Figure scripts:
▼

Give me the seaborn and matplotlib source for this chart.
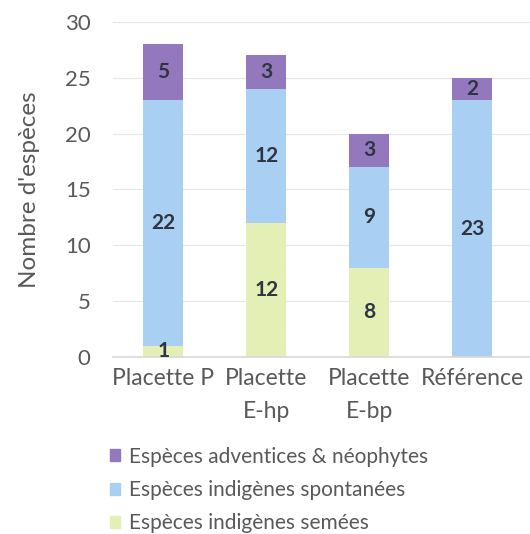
import matplotlib
matplotlib.use("Agg")
import matplotlib.pyplot as plt
from matplotlib.patches import Patch
import seaborn as sns
import pandas as pd

categories = ["Placette P", "Placette\nE-hp", "Placette\nE-bp", "Référence"]
semees = [1, 12, 8, 0]
spontanees = [22, 12, 9, 23]
adventices = [5, 3, 3, 2]
series_names = ["Espèces adventices & néophytes",
                "Espèces indigènes spontanées",
                "Espèces indigènes semées"]

c_purple = "#9478bd"
c_blue = "#a9d0f2"
c_green = "#e3efb5"
txt = "#595959"

sns.set_theme(style="white")
plt.rcParams["font.family"] = ["Lato", "DejaVu Sans"]

df = pd.DataFrame({"cat": categories, "semees": semees,
                   "spont": spontanees, "adv": adventices})
bottom_adv = [a + b for a, b in zip(semees, spontanees)]

fig = plt.figure(figsize=(5.3, 5.34), dpi=100)
ax = fig.add_axes([0.213, 0.3315, 0.787, 0.6273])

layers = [("semees", None, c_green),
          ("spont", semees, c_blue),
          ("adv", bottom_adv, c_purple)]
for col, bot, color in layers:
    kw = {} if bot is None else {"bottom": bot}
    sns.barplot(data=df, x="cat", y=col, color=color, width=0.39,
                saturation=1, ax=ax, linewidth=0, **kw)

for cont in ax.containers:
    vals = [int(round(b.get_height())) for b in cont]
    ax.bar_label(cont, labels=[str(v) if v else "" for v in vals],
                 label_type="center", fontsize=15, fontweight="bold",
                 color="#2e3440")

ax.set_ylim(0, 30)
ax.set_xlim(-0.49, 3.56)
ax.set_yticks(range(0, 31, 5))
ax.yaxis.grid(True, color="#e6e6e6", linewidth=0.8)
ax.set_axisbelow(True)
for s in ["top", "right", "left"]:
    ax.spines[s].set_visible(False)
ax.spines["bottom"].set_color("#d9d9d9")
ax.tick_params(axis="y", length=0, labelsize=16, colors=txt, pad=16)
ax.tick_params(axis="x", length=0, labelsize=16.5, colors=txt, pad=8)
for lab in ax.get_xticklabels():
    lab.set_linespacing(1.7)
ax.set_xlabel("")
ax.set_ylabel("Nombre d'espèces", fontsize=17.5, color=txt, labelpad=18)

handles = [Patch(color=c) for c in (c_purple, c_blue, c_green)]
fig.legend(handles, series_names, loc="upper left",
           bbox_to_anchor=(0.188, 0.183), frameon=False, fontsize=15,
           labelcolor=txt, handlelength=0.5, handleheight=0.5,
           handletextpad=0.4, labelspacing=0.64, borderpad=0)

fig.savefig("out.png", dpi=100)
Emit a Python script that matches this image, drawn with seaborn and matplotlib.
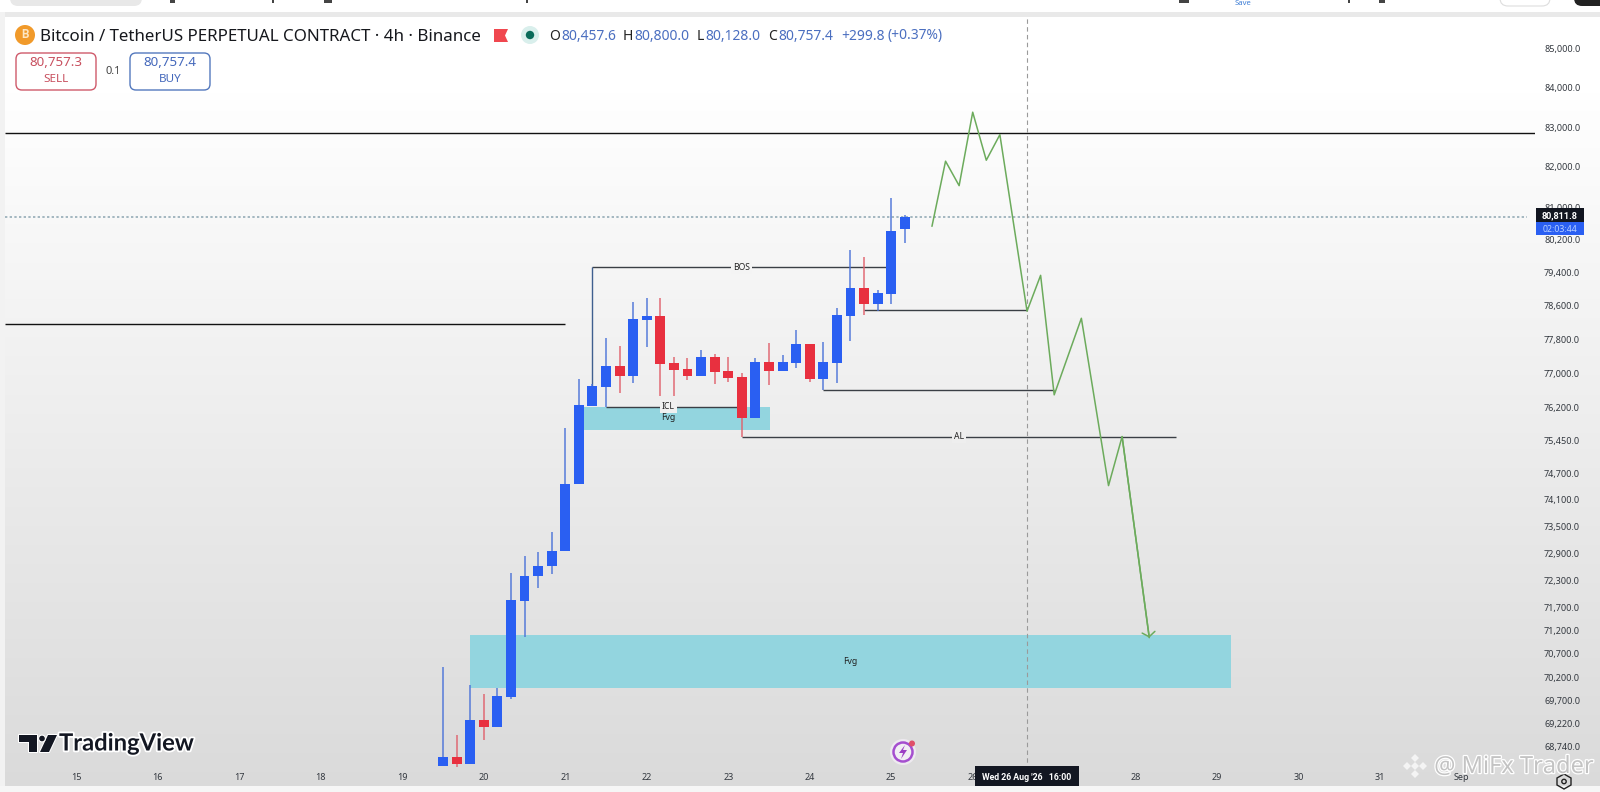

▲

### Directions
Above are several records. Count the lines among them that contain "matplotlib" and give only the total.

### Solution to the problem
6